**PROBLEM TO WORK ON**
The lines to extract run from the first line of the material below to the line containing "W, H = 654, 381", both included; leave the pictures behind.

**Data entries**
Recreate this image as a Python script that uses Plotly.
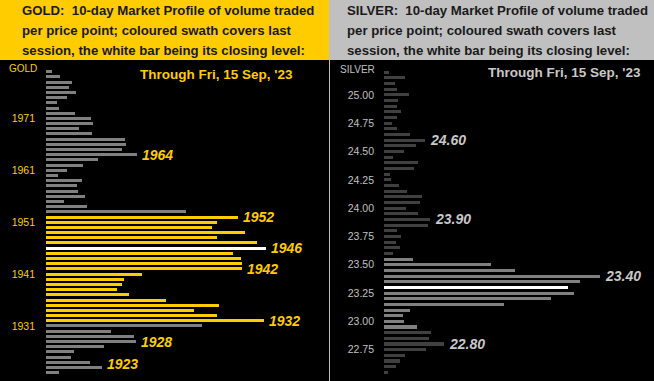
import plotly.graph_objects as go

W, H = 654, 381

# ---------------- data ----------------
gold_prices = [1980, 1979, 1978, 1977, 1976, 1975, 1974, 1973, 1972, 1971,
               1970, 1969, 1968, 1967, 1966, 1965, 1964, 1963, 1962, 1961,
               1960, 1959, 1958, 1957, 1956, 1955, 1954, 1953, 1952, 1951,
               1950, 1949, 1948, 1947, 1946, 1945, 1944, 1943, 1942, 1941,
               1940, 1939, 1938, 1937, 1936, 1935, 1934, 1933, 1932, 1931,
               1930, 1929, 1928, 1927, 1926, 1925, 1924, 1923, 1922]
gold_volume = [6, 14, 26, 23, 30, 21, 11, 13, 29, 45,
               47, 33, 46, 79, 80, 76, 91, 52, 37, 21,
               12, 36, 31, 32, 39, 18, 41, 140, 192, 171,
               166, 199, 171, 211, 220, 187, 195, 196, 196, 96,
               78, 76, 71, 83, 120, 173, 148, 171, 218, 156,
               65, 88, 90, 58, 28, 25, 44, 56, 13]
gold_swath = [1932, 1952]
gold_close = 1946
gold_labels = [1964, 1952, 1946, 1942, 1932, 1928, 1923]
gold_ticks = [1931, 1941, 1951, 1961, 1971]

silver_prices = [25.20, 25.15, 25.10, 25.05, 25.00, 24.95, 24.90, 24.85, 24.80, 24.75,
                 24.70, 24.65, 24.60, 24.55, 24.50, 24.45, 24.40, 24.35, 24.30, 24.25,
                 24.20, 24.15, 24.10, 24.05, 24.00, 23.95, 23.90, 23.85, 23.80, 23.75,
                 23.70, 23.65, 23.60, 23.55, 23.50, 23.45, 23.40, 23.35, 23.30, 23.25,
                 23.20, 23.15, 23.10, 23.05, 23.00, 22.95, 22.90, 22.85, 22.80, 22.75,
                 22.70, 22.65, 22.60, 22.55]
silver_volume = [5, 21, 11, 13, 25, 14, 13, 17, 13, 8,
                 13, 26, 41, 32, 20, 9, 34, 30, 6, 7,
                 15, 23, 38, 36, 22, 34, 46, 44, 13, 17,
                 12, 16, 9, 29, 107, 131, 216, 196, 184, 190,
                 167, 120, 26, 19, 20, 33, 47, 45, 60, 42,
                 21, 16, 12, 4]
silver_swath = [22.95, 23.55]
silver_close = 23.30
silver_labels = [24.60, 23.90, 23.40, 22.80]
silver_ticks = [22.75, 23.00, 23.25, 23.50, 23.75, 24.00, 24.25, 24.50, 24.75, 25.00]

header_gold = ["GOLD:\u00a0 10-day Market Profile of volume traded",
               "per price point; coloured swath covers last",
               "session, the white bar being its closing level:"]
header_silver = ["SILVER:\u00a0 10-day Market Profile of volume traded",
                 "per price point; coloured swath covers last",
                 "session, the white bar being its closing level:"]
through_text = "Through Fri, 15 Sep, '23"

# ---------------- styles ----------------
YELLOW = "#FFCC00"
GREY = "#808080"
DARK = "#404040"
SILVER_HDR = "#C0C0C0"
SILVER_TXT = "#C8C8C8"
FONT = "Liberation Sans, Arial, sans-serif"


def px_x(px):
    return px / W


def px_y(px):
    return 1 - px / H


def colours(prices, swath, close, swath_col, other_col):
    out = []
    for p in prices:
        if abs(p - close) < 1e-9:
            out.append("#FFFFFF")
        elif swath[0] - 1e-9 <= p <= swath[1] + 1e-9:
            out.append(swath_col)
        else:
            out.append(other_col)
    return out


fig = go.Figure()
fig.add_trace(go.Bar(y=gold_prices, x=gold_volume, orientation="h",
                     marker=dict(color=colours(gold_prices, gold_swath, gold_close, YELLOW, GREY),
                                 line=dict(width=0)),
                     width=0.58, xaxis="x", yaxis="y", showlegend=False,
                     hoverinfo="skip"))
fig.add_trace(go.Bar(y=silver_prices, x=silver_volume, orientation="h",
                     marker=dict(color=colours(silver_prices, silver_swath, silver_close, GREY, DARK),
                                 line=dict(width=0)),
                     width=0.027, xaxis="x2", yaxis="y2", showlegend=False,
                     hoverinfo="skip"))

ydom = [px_y(380), px_y(62)]
axis_common = dict(showgrid=False, zeroline=False, showline=False, fixedrange=True)

fig.update_layout(
    width=W, height=H,
    margin=dict(l=0, r=0, t=0, b=0),
    paper_bgcolor="black", plot_bgcolor="black",
    bargap=0,
    xaxis=dict(domain=[px_x(46), px_x(325)], range=[0, 279], showticklabels=False, **axis_common),
    yaxis=dict(domain=ydom, range=[1920.59, 1981.87], tickvals=gold_ticks,
               ticktext=[str(t) for t in gold_ticks], ticks="", ticklabelstandoff=10,
               tickfont=dict(family=FONT, size=10.5, color=YELLOW), anchor="x", **axis_common),
    xaxis2=dict(domain=[px_x(384), px_x(650)], range=[0, 266], showticklabels=False,
                anchor="y2", **axis_common),
    yaxis2=dict(domain=ydom, range=[22.482, 25.291], tickvals=silver_ticks,
                ticktext=[f"{t:.2f}" for t in silver_ticks], ticks="", ticklabelstandoff=9,
                tickfont=dict(family=FONT, size=10.5, color=SILVER_HDR), anchor="x2", **axis_common),
)

shapes = [
    dict(type="rect", xref="paper", yref="paper", x0=0, x1=px_x(329), y0=px_y(60), y1=1,
         fillcolor=YELLOW, line=dict(width=0), layer="below"),
    dict(type="rect", xref="paper", yref="paper", x0=px_x(329), x1=1, y0=px_y(60), y1=1,
         fillcolor=SILVER_HDR, line=dict(width=0), layer="below"),
    dict(type="line", xref="paper", yref="paper", x0=px_x(329.5), x1=px_x(329.5),
         y0=0, y1=px_y(60), line=dict(color=SILVER_HDR, width=1)),
]
fig.update_layout(shapes=shapes)

ann = []
for i, line in enumerate(header_gold):
    ann.append(dict(text=f"<b>{line}</b>", xref="paper", yref="paper", x=px_x(20), y=px_y(10.5 + 20 * i),
                    xanchor="left", yanchor="middle", showarrow=False,
                    font=dict(family=FONT, size=13.2, color="#1a1a1a")))
for i, line in enumerate(header_silver):
    ann.append(dict(text=f"<b>{line}</b>", xref="paper", yref="paper", x=px_x(345), y=px_y(10.5 + 20 * i),
                    xanchor="left", yanchor="middle", showarrow=False,
                    font=dict(family=FONT, size=13.2, color="#1a1a1a")))
ann.append(dict(text=f"<b>{through_text}</b>", xref="paper", yref="paper", x=px_x(295), y=px_y(74),
                xanchor="right", yanchor="middle", showarrow=False,
                font=dict(family=FONT, size=13.5, color=YELLOW)))
ann.append(dict(text=f"<b>{through_text}</b>", xref="paper", yref="paper", x=px_x(643), y=px_y(73),
                xanchor="right", yanchor="middle", showarrow=False,
                font=dict(family=FONT, size=13.5, color=SILVER_TXT)))
ann.append(dict(text="GOLD", xref="paper", yref="paper", x=px_x(7), y=px_y(68),
                xanchor="left", yanchor="middle", showarrow=False,
                font=dict(family=FONT, size=10, color=YELLOW)))
ann.append(dict(text="SILVER", xref="paper", yref="paper", x=px_x(338), y=px_y(69),
                xanchor="left", yanchor="middle", showarrow=False,
                font=dict(family=FONT, size=10, color=SILVER_HDR)))

gmap = dict(zip(gold_prices, gold_volume))
for p in gold_labels:
    ann.append(dict(text=f"<b><i>{p}</i></b>", xref="x", yref="y", x=gmap[p], y=p,
                    xanchor="left", yanchor="middle", xshift=3,
                    yshift=3 if p == gold_labels[-1] else 0, showarrow=False,
                    font=dict(family=FONT, size=14, color=YELLOW)))
smap = {round(p, 2): v for p, v in zip(silver_prices, silver_volume)}
for p in silver_labels:
    ann.append(dict(text=f"<b><i>{p:.2f}</i></b>", xref="x2", yref="y2", x=smap[round(p, 2)], y=p,
                    xanchor="left", yanchor="middle", xshift=3, showarrow=False,
                    font=dict(family=FONT, size=14, color=SILVER_TXT)))
fig.update_layout(annotations=ann)

fig.write_html("out.html", config={"displayModeBar": False},
               post_script="document.body.style.margin='0';document.body.style.overflow='hidden';")
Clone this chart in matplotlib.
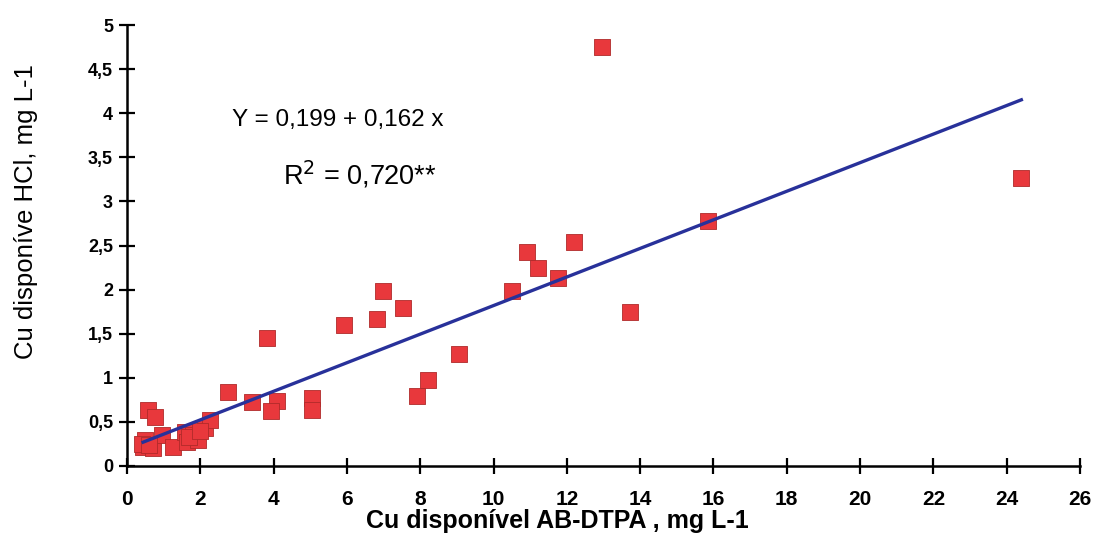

**ANSWER TO THIS TASK**
Recreate this image as a Python script that uses Plotly.
import plotly.graph_objects as go

W, H = 654, 381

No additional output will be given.